The first book, Dragons of Autumn Twilight, introduces us quickly to the adventuring party, and jarringly throws them into a quest.  The authors don't wish to stretch the minds of their readers overly much, so they give the characters names that make it easy, like the dwarf Flint Fireforge, and the party's leader, Tanis Halfelven.  Tasselhoff Burrfoot, a member of the halfling/hobbit replacement race they call kender, rounds out the three who we first meet.  They are obviously reuniting after taking some agreed-upon separate quests, and have returned home.  Within a few minutes they rejoin the knight Sturm Brightblade, who arrives with the barbarians Goldmoon and Riverwind.  Rounding out the party are the brothers who stand out because their names don't completely suck, but nonetheless embrace D&D stereotypes so strong that the Order of the Stick couldn't've done a better job mocking them:  the fighter Caramon (18/00 strength, 6 intelligence) and the magic-user (yes, they actually use the term "magic-user") Raistlin (3 constitution, 18 intelligence), who are twins despite their differences (oooh, there's a concept!).  Within a few minutes a brief skirmish forces our characters to run for their lives and find themselves on a desperate quest to find a holy artifact which is the only hope to repel armies that have appeared out of nowhere for no clear reason, forcing them to cross half a continent and kill two dragons (or was it three?) while narrowly avoiding death themselves countless times . . . all in the span of about three days.  They are continually faced with things no living man has ever laid eyes upon and lived (forests of dead spirits, secret city of the elves), and miraculously survive insurmountable odds time and again.  

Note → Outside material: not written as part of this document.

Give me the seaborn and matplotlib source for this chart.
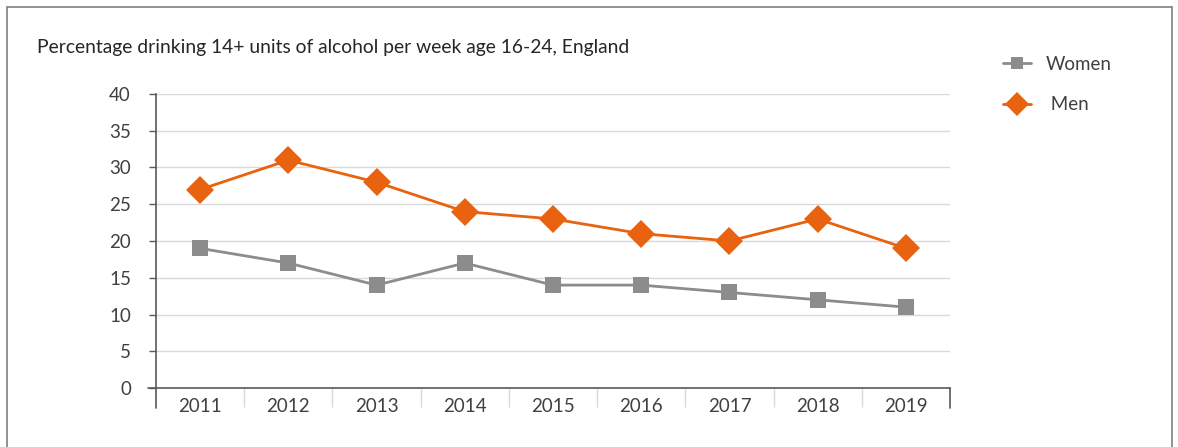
import matplotlib
matplotlib.use("Agg")
import matplotlib.pyplot as plt
import seaborn as sns
import pandas as pd
from matplotlib.patches import Rectangle
from matplotlib.lines import Line2D

years = [2011, 2012, 2013, 2014, 2015, 2016, 2017, 2018, 2019]
women = [19, 17, 14, 17, 14, 14, 13, 12, 11]
men = [27, 31, 28, 24, 23, 21, 20, 23, 19]
yticks = [0, 5, 10, 15, 20, 25, 30, 35, 40]
title = "Percentage drinking 14+ units of alcohol per week age 16-24, England"

GRAY = "#8c8c8c"
ORANGE = "#e8620f"
TEXT = "#404040"

sns.set_theme(style="white")
plt.rcParams["font.family"] = ["Lato", "DejaVu Sans"]

fig = plt.figure(figsize=(11.78, 4.47), dpi=100)
ax = fig.add_axes([156/1178, 1-388/447, (950-156)/1178, (388-94)/447])

df_w = pd.DataFrame({"year": years, "pct": women})
df_m = pd.DataFrame({"year": years, "pct": men})

sns.lineplot(data=df_w, x="year", y="pct", ax=ax, color=GRAY, marker="s",
             markersize=11, markeredgewidth=0, linewidth=2, label="Women")
sns.lineplot(data=df_m, x="year", y="pct", ax=ax, color=ORANGE, marker="D",
             markersize=14, markeredgewidth=0, linewidth=2, label=" Men")

ax.set_xlim(years[0]-0.5, years[-1]+0.5)
ax.set_ylim(0, 40)
ax.set_yticks(yticks)
ax.set_xticks(years)
ax.set_xticklabels([str(y) for y in years])
ax.set_xticks([y+0.5 for y in years[:-1]], minor=True)
ax.set_xlabel("")
ax.set_ylabel("")

ax.yaxis.grid(True, color="#d9d9d9", linewidth=1)
ax.xaxis.grid(False)
ax.set_axisbelow(True)

for s in ["top", "right"]:
    ax.spines[s].set_visible(False)
ax.spines["left"].set_color("#595959")
ax.spines["bottom"].set_color("#595959")
ax.spines["left"].set_linewidth(1.2)
ax.spines["bottom"].set_linewidth(1.2)

ax.tick_params(axis="y", which="major", direction="out", length=5, width=1,
               color="#595959", left=True, labelsize=13.5, labelcolor=TEXT, pad=13)
ax.tick_params(axis="x", which="major", length=0, labelsize=13.5, labelcolor=TEXT, pad=7)
ax.tick_params(axis="x", which="minor", direction="out", length=14, width=1,
               color="#d9d9d9", bottom=True)

# end separators (dark) below axis
for xa in (0, 1):
    ax.add_line(Line2D([xa, xa], [0, -20/294], transform=ax.transAxes,
                       color="#595959", linewidth=1.2, clip_on=False))
ax.add_line(Line2D([-8/794, 0], [0, 0], transform=ax.transAxes,
                   color="#595959", linewidth=1.2, clip_on=False))

ax.legend(loc="upper left", bbox_to_anchor=(986/1178, 1-39/447),
          bbox_transform=fig.transFigure, frameon=False, fontsize=13.5,
          labelcolor=TEXT, handlelength=1.5, labelspacing=1.25, handletextpad=0.8,
          markerscale=0.85)

fig.text(37/1178, 1-47/447, title, fontsize=13.9, color="#262626",
         ha="left", va="center")

fig.patches.append(Rectangle((7/1178, -0.1), (1172-7)/1178, 1.1-7/447,
                             transform=fig.transFigure, fill=False,
                             edgecolor="#7f7f7f", linewidth=1.2))

fig.savefig("out.png", dpi=100, facecolor="white")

If Tolkien thought it useful to have a guide or wisdom-keeper like Gandalf to aid his characters, Weis and Hickman drizzle them liberally upon this first volume, including encounters with a talking unicorn, a long-lost goddess, and a wizard who is seemingly incompetent, and so is likely to be vastly powerful and just along for the ride.  These various beings complement the remainder of the two-dimensional characters nicely, and join the plot with no more smoothness than any other plot device.  The wizard Fizban, for instance, is encountered standing on the side of the road, and joins the party because, well, it must have been obvious that this is what the DM wanted at the time, and we all know things go easier if we let the DM tell the story.
One maddening aspect of this book is the authors' attempt to pummel the reader into accepting that all of the characters are equally important.  Instead using traditional techniques (for instance, giving each of the characters some reason to exist beyond the fact that it was rolled up for a game), they use third-person perspective much like the Chinese used water on their enemies in ancient times.  During the course of the book, most notably during fight sequences, the perspective flits about from character to character like a faerie with diarrhea searching for a daisy in a rosebush.  No warning is given, such as a transition or paragraph break, to signal these shifts.  By the end of one of these scenes the reader is left dizzy and very nearly nauseous.
Fights themselves come in two stripes:  the ones the authors wrote down during their D&D game and the ones they didn't.  It's easy to tell the difference; if it went on for three pages they wrote it down, if it takes place in a paragraph's time, they didn't bother.  They describe, for instance, the condition of one character after being fatally breathed upon by an acid-spewing black dragon with such rapt detail you can clearly see the grotesque results of the attack.  On the other hand, they continually mention, and then gloss over, exactly how the mage Raistlin and his brother Caramon fight very well together - we only know that they prefer to do nothing but.  My guess, which is supported by the notes at the end of the book, is that neither of these characters were played by the authors, so careful records just weren't kept.